James A. Harding, Gospel Advocate 27 (9 February1887), 88
As a summary of early Christian steadfastness, Acts 2:42 has served as an influential reference point in the Believer’s Church tradition but it has been especially important to the Stone-Campbell Movement. As early as the 1830s some even regarded it as the biblical “order of worship.” Others continued that perspective into the early twentieth century, especially in Texas. Harding, however, believed these “four duties” were listed “in the order of their importance” (“The Habits that Save,” The Way 4 [5 February 1903], 356).
Harding identified the four as (1) reading and studying the Bible, (2) ministering to others (especially the poor) as we share (“fellowship”) our resources, (3) participating in the Lord’s day meeting at the Lord’s table, and (4) habitual prayer. Sometimes Harding identified all of these activities with the Lord’s day, but generally understood Bible study, ministering to the poor, and prayers as daily spiritual disciplines. [I would suggest they are all daily activities among Jerusalem believers, including “breaking bread” as per Acts 2:46.] Believers should read their Bibles daily, “do good” daily as they have opportunity, and pray every morning, noon, afternoon and evening.
But these are no mere “duties.” Rather, they are “four great means of grace”—appointed means by which God dynamically acts among, in and through his people (Harding, “Questions and Answers,” The Way 4 [17 July 1902], 123). They are not avenues of human self-reliance but modes of divine transformation through which God graciously sanctifies believers. They are spiritual disciplines by which God conforms his people to the image of Christ.
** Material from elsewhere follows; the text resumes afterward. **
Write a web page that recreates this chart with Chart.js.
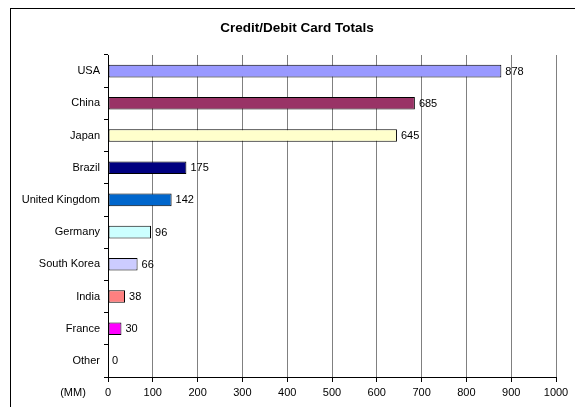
<!DOCTYPE html>
<html>
<head>
<meta charset="utf-8">
<script src="https://cdn.jsdelivr.net/npm/chart.js@4"></script>
<style>
  html, body { margin: 0; padding: 0; background: #fff; overflow: hidden; }
  #frame { position: absolute; left: 10px; top: 8px; width: 600px; height: 420px; border: 1px solid #000; box-sizing: border-box; }
  #wrap { position: absolute; left: 0; top: 0; width: 575px; height: 407px; }
</style>
</head>
<body>
<div id="frame"></div>
<div id="wrap"><canvas id="cards"></canvas></div>
<script>
const countries = ['USA', 'China', 'Japan', 'Brazil', 'United Kingdom', 'Germany', 'South Korea', 'India', 'France', 'Other'];
const totals = [878, 685, 645, 175, 142, 96, 66, 38, 30, 0];
const barColors = ['#9999FF', '#993366', '#FFFFCC', '#000080', '#0066CC', '#CCFFFF', '#CCCCFF', '#FF8080', '#FF00FF', '#FFFFFF'];
const xTicks = [0, 100, 200, 300, 400, 500, 600, 700, 800, 900, 1000];
const chartTitle = 'Credit/Debit Card Totals';
const unitLabel = '(MM)';

const FONT = '"Liberation Sans", Arial, sans-serif';

// value next to the end of each bar, title on top, unit under the category labels
const extras = {
    id: 'extras',
    afterDatasetsDraw(chart) {
        const ctx = chart.ctx;
        const meta = chart.getDatasetMeta(0);
        ctx.save();
        ctx.font = '11px ' + FONT;
        ctx.fillStyle = '#000';
        ctx.textAlign = 'left';
        ctx.textBaseline = 'middle';
        meta.data.forEach((bar, i) => {
            ctx.fillText(String(totals[i]), bar.x + 4, bar.y + 0.5);
        });
        ctx.font = 'bold 13.5px ' + FONT;
        ctx.textAlign = 'center';
        ctx.fillText(chartTitle, 297, 28);
        ctx.font = '11px ' + FONT;
        ctx.fillText(unitLabel, 73, 393);
        ctx.restore();
    }
};

new Chart(document.getElementById('cards').getContext('2d'), {
    type: 'bar',
    data: {
        labels: countries,
        datasets: [{
            data: totals,
            backgroundColor: barColors,
            borderColor: '#000',
            borderWidth: 1,
            borderSkipped: false,
            barPercentage: 0.39,
            categoryPercentage: 1
        }]
    },
    options: {
        indexAxis: 'y',
        responsive: true,
        maintainAspectRatio: false,
        animation: false,
        layout: { padding: { left: 0, right: 19, top: 55, bottom: 0 } },
        plugins: {
            legend: { display: false },
            title: { display: false },
            tooltip: { enabled: false }
        },
        scales: {
            x: {
                min: 0,
                max: 1000,
                afterBuildTicks(scale) { scale.ticks = xTicks.map(v => ({ value: v })); },
                afterFit(scale) { scale.height = 30; },
                grid: { color: '#808080', tickColor: '#000', tickLength: 5, lineWidth: 1 },
                border: { color: '#000' },
                ticks: {
                    color: '#000',
                    font: { family: FONT, size: 11 },
                    padding: 4,
                    maxRotation: 0,
                    callback: v => String(v)
                }
            },
            y: {
                afterFit(scale) { scale.width = 108; },
                grid: { drawOnChartArea: false, offset: true, tickColor: '#000', tickLength: 4 },
                border: { color: '#000' },
                ticks: { color: '#000', font: { family: FONT, size: 11 }, padding: 4 }
            }
        }
    },
    plugins: [extras]
});
</script>
</body>
</html>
Harding emphasized that the “life of a successful Christian is a continual growth in purity, a constant changing into a complete likeness to Christ” (“Scraps,” The Way 5 [23 July 1903], 735). To “grow more and more into the likeness of Christ” should be the Christian’s greatest desire (“Scraps,” The Way 5 [15 October 1903], 945). In other words, Harding believed discipleship was the central dimension of the kingdom of God. Consequently, one of the dangers of revivalism (“protracted meetings”) was the immediate interest in a large number of conversions where the main concern was “escaping hell and getting into heaven” [getting saved for the afterlife!] as opposed to discipling people to lead “lives of absolute consecration to the Lord” [discipleship as a lifestyle]. As a result, these “converts are much more anxious to be saved than they are to follow Christ” (“About Protracted Meetings,” Gospel Advocate 27 [14 September 1887], 588).
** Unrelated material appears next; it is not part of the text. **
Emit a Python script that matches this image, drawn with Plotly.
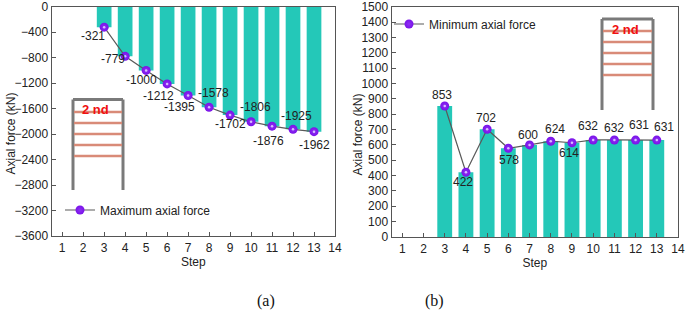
import plotly.graph_objects as go

W, H = 685, 312
steps = list(range(3, 14))
max_force = [-321, -779, -1000, -1212, -1395, -1578, -1702, -1806, -1876, -1925, -1962]
min_force = [853, 422, 702, 578, 600, 624, 614, 632, 632, 631, 631]
x_ticks = list(range(1, 15))
y_ticks_a = list(range(0, -3601, -400))
y_ticks_b = list(range(0, 1501, 100))

# label offsets in px (dx, dy; up positive)
off_a = [(-11, -9), (-12, -3), (-5, -10), (-9, -12), (-9, -11), (4, 14), (0, -9), (4, 15), (-4, -15), (3, 13), (0, -13)]
off_b = [(-3, 11), (-3, -10), (-1, 11), (1, -12), (-2, 10), (4, 12), (-3, -10), (-5, 14), (0, 12), (3, 15), (7, 13)]

TEAL = "#24C8B8"
PURPLE = "#7A12E8"
GREY = "#555555"
FONT = "Liberation Sans"
TXT = "#222222"


def px(x):
    return x / W


def py(y):
    return 1 - y / H


dom_a = ([px(51.7), px(335)], [py(236), py(6.7)])
dom_b = ([px(391.7), px(678)], [py(237), py(6.7)])

fig = go.Figure()


def add(vals, xa, ya, name, legend):
    fig.add_trace(go.Bar(x=steps, y=vals, width=0.7, marker=dict(color=TEAL, line_width=0),
                         showlegend=False, xaxis=xa, yaxis=ya))
    fig.add_trace(go.Scatter(x=steps, y=vals, name=name, mode="lines+markers", xaxis=xa, yaxis=ya,
                             line=dict(color="#5A5A5A", width=1.2), legend=legend,
                             marker=dict(size=9, color=PURPLE, line_width=0,
                                         gradient=dict(type="radial", color="#8E30F5"))))
    fig.add_trace(go.Scatter(x=steps, y=vals, mode="markers", xaxis=xa, yaxis=ya, showlegend=False,
                             marker=dict(size=2.5, color="#D8BCFF", line_width=0)))


add(max_force, "x", "y", "Maximum axial force", "legend")
add(min_force, "x2", "y2", "Minimum axial force", "legend2")

axis = dict(showgrid=False, zeroline=False, showline=True, mirror=True, linecolor=GREY, linewidth=1.3,
            ticks="inside", tickcolor=GREY, ticklen=4, tickwidth=1, automargin=False, ticklabeloverflow="allow",
            tickfont=dict(family=FONT, size=12, color=TXT), title_font=dict(family=FONT, size=12, color=TXT))

fig.update_layout(
    width=W, height=H, margin=dict(l=0, r=0, t=0, b=0, autoexpand=False), paper_bgcolor="white", plot_bgcolor="white",
    barmode="overlay",
    xaxis=dict(axis, domain=dom_a[0], range=[0.5, 14], tickvals=x_ticks, title=dict(text="Step", standoff=4)),
    yaxis=dict(axis, domain=dom_a[1], range=[-3600, 0], tickvals=y_ticks_a),
    xaxis2=dict(axis, domain=dom_b[0], range=[0.5, 14], tickvals=x_ticks, anchor="y2", title=dict(text="Step", standoff=4)),
    yaxis2=dict(axis, domain=dom_b[1], range=[0, 1500], tickvals=y_ticks_b, anchor="x2"),
    legend=dict(x=px(60), y=py(210), xanchor="left", yanchor="middle", bgcolor="rgba(0,0,0,0)",
                font=dict(family=FONT, size=12, color=TXT), itemwidth=30, tracegroupgap=0),
    legend2=dict(x=px(389), y=py(24), xanchor="left", yanchor="middle", bgcolor="rgba(0,0,0,0)",
                 font=dict(family=FONT, size=12, color=TXT), itemwidth=30, tracegroupgap=0),
)

anns = []
for s, v, (dx, dy) in zip(steps, max_force, off_a):
    anns.append(dict(x=s, y=v, xref="x", yref="y", text=str(v), showarrow=False, xshift=dx, yshift=dy,
                     font=dict(family=FONT, size=12, color=TXT)))
for s, v, (dx, dy) in zip(steps, min_force, off_b):
    anns.append(dict(x=s, y=v, xref="x2", yref="y2", text=str(v), showarrow=False, xshift=dx, yshift=dy,
                     font=dict(family=FONT, size=12, color=TXT)))

# y-axis titles
for tx, ty in [(10, 133.5), (357, 134.5)]:
    anns.append(dict(xref="paper", yref="paper", x=px(tx), y=py(ty), text="Axial force (kN)", textangle=-90, showarrow=False,
                     xanchor="center", yanchor="middle", font=dict(family=FONT, size=12, color=TXT)))

# Frame schematic insets
shapes = []


def inset(left, right, top, bottom, floors, lab_x, lab_y):
    for x0, y0, x1, y1 in [(left, bottom, left, top), (left, top, right, top), (right, top, right, bottom)]:
        shapes.append(dict(type="line", xref="paper", yref="paper", x0=px(x0), x1=px(x1), y0=py(y0), y1=py(y1),
                           line=dict(color="#7A7A7A", width=3), layer="above"))
    for f in floors:
        shapes.append(dict(type="line", xref="paper", yref="paper", x0=px(left + 1), x1=px(right - 1), y0=py(f), y1=py(f),
                           line=dict(color="#D98B78", width=2.5), layer="above"))
    anns.append(dict(xref="paper", yref="paper", x=px(lab_x), y=py(lab_y), text="<b>2 nd</b>", showarrow=False,
                     xanchor="center", yanchor="middle", font=dict(family=FONT, size=13, color="#F01010")))


inset(73, 123, 99.5, 190, [112, 123, 134, 145, 156], 95, 109)
inset(602, 653, 19, 110, [31, 42, 53, 64, 75], 625, 29)

fig.update_layout(annotations=anns + [
    dict(xref="paper", yref="paper", x=px(266), y=py(301), text="(a)", showarrow=False, xanchor="center", yanchor="middle",
         font=dict(family="Liberation Serif", size=16, color="#111111")),
    dict(xref="paper", yref="paper", x=px(434), y=py(301), text="(b)", showarrow=False, xanchor="center", yanchor="middle",
         font=dict(family="Liberation Serif", size=16, color="#111111")),
], shapes=shapes)

fig.write_html("out.html", config=dict(displayModeBar=False), post_script="document.body.style.margin='0';")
Harding’s antidote was to recommend the “four habits” of Acts 2:42 as expressions of both communal and individual piety. Whoever neglects them will falter and their “falling away is sure” (“Ira C. Moore on the Validity of Baptism,” Christian Leader & the Way 23 [18 May 1909], 8). But if one will pursue these spiritual practices, “he will surely abide in Christ. These four are God’s means of grace to transform a poor, frail, sinful human being into the likeness of Christ.” Whoever “faithfully uses these means unto the end of life can not [sic] be lost.” Specifically, in response to the question, “Will God hold us responsible for little mistakes?” Harding answered: God “holds nothing against us” whether we sinned “in ignorance, weakness or willfulness” as long as we live in Christ as people who faithfully practice these spiritual disciplines (The Way 4 [26 February 1903], 401-2).
The divine dynamic is graciously active through these communal and individual faith-practices by the power of the Holy Spirit. God actively transforms his people into his own image and believers who pursue these gifts of grace will experience that transformation by divine power rather than by human effort.
Ultimately, the kingdom is about discipleship–following Jesus–rather then a self-interested notion of “getting to heaven.” Christianity is about particpating in the creation of heaven on earth rather than inheriting of a Platonic mansion in the sky.